Singapore's national carrier is reported to be fitting the broadband equipment on 40 of its planes for an August launch. The Taiwan-based China Airlines is also likely to follow suit — and both are known to be talking to the Singapore-based Internet Service Provider, Star Hub, for the connectivity. Japan Airlines and Scandinavian Airlines are also planning a 2004 launch of Internet in the Air. And since Wi-Fi wireless Net technology will be used inside the aircraft cabin to provide the service to passengers with own laptop computers, it is already being called Sky-Fi.

All these airlines have joined with Connexion, a business group of the aircraft maker, Boeing, which has perfected the technology.

In fact, Connexion will provide the Internet service on all these partner airlines, fitting the necessary hardware and tying up with local service providers in different countries. Passengers can surf the web, exchange e-mail, including multimedia files, at a fixed cost per flight of between $20 and $30 — depending on whether the flying time is up to six hours or more.

A limited pay-by-each-e-mail service is already being offered on Cathay Pacific and on United Airlines' U.S.-based flights, by a U.S.-based company, Tenzing Communications, which uses the existing voice networks that connect the plane to the ground. But the Boeing/Connexion service will be the first airborne full-fledged high-speed Internet service backed by its own satellite system to link up with a terrestrial service provider. The technology challenge is formidable, since international flights will have to seamlessly link and de-link with different ground-based networks as they fly across continents.

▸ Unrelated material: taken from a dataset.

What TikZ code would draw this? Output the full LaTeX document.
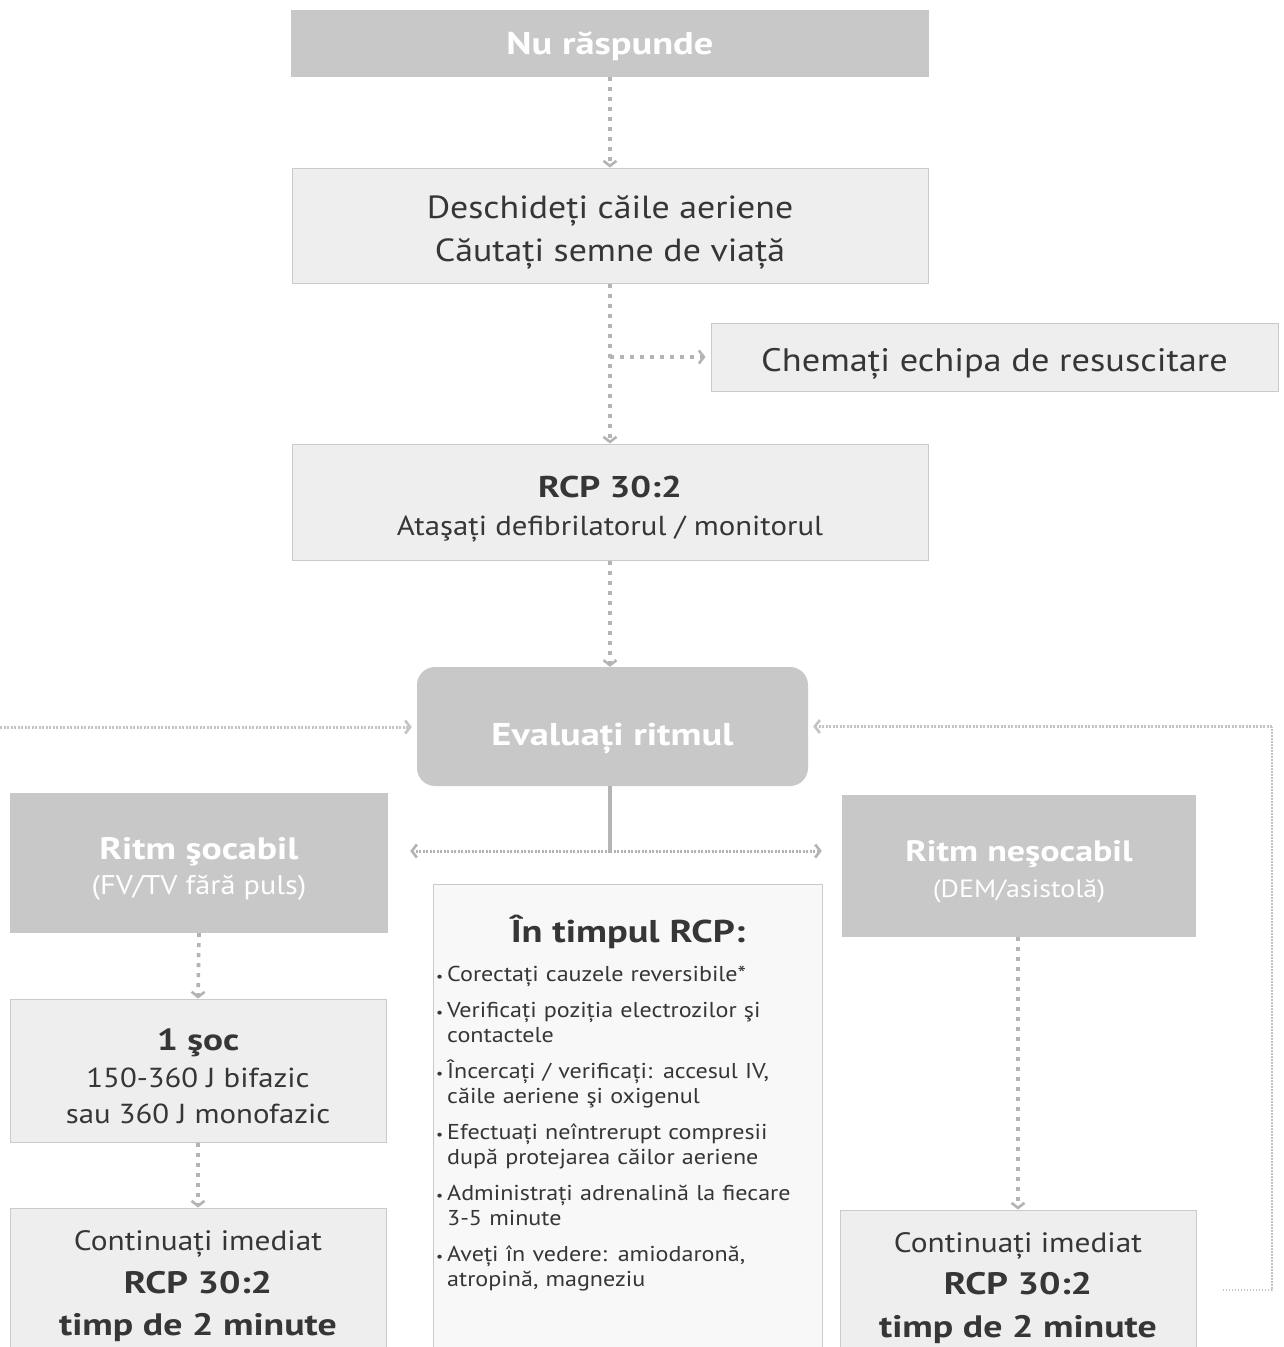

Since airlines don't want to run too many wires inside the plane, they are expected to go the Wi-Fi route — but the Connexion technology provides the option of a wired system, where passengers can plug in their computers, much like they now plug in their headsets.

Most business flyers today are known to carry laptops — and airlines are betting that the overwhelming majority will pay a little bit extra to remain connected during flights of 3 hours or more. Till today all you could do on long international flights, was to read, listen to music, watch the in-flight movie — or sleep.

Now, you have yet another option: of surfing the World Wide Web, even as you straddle it from above.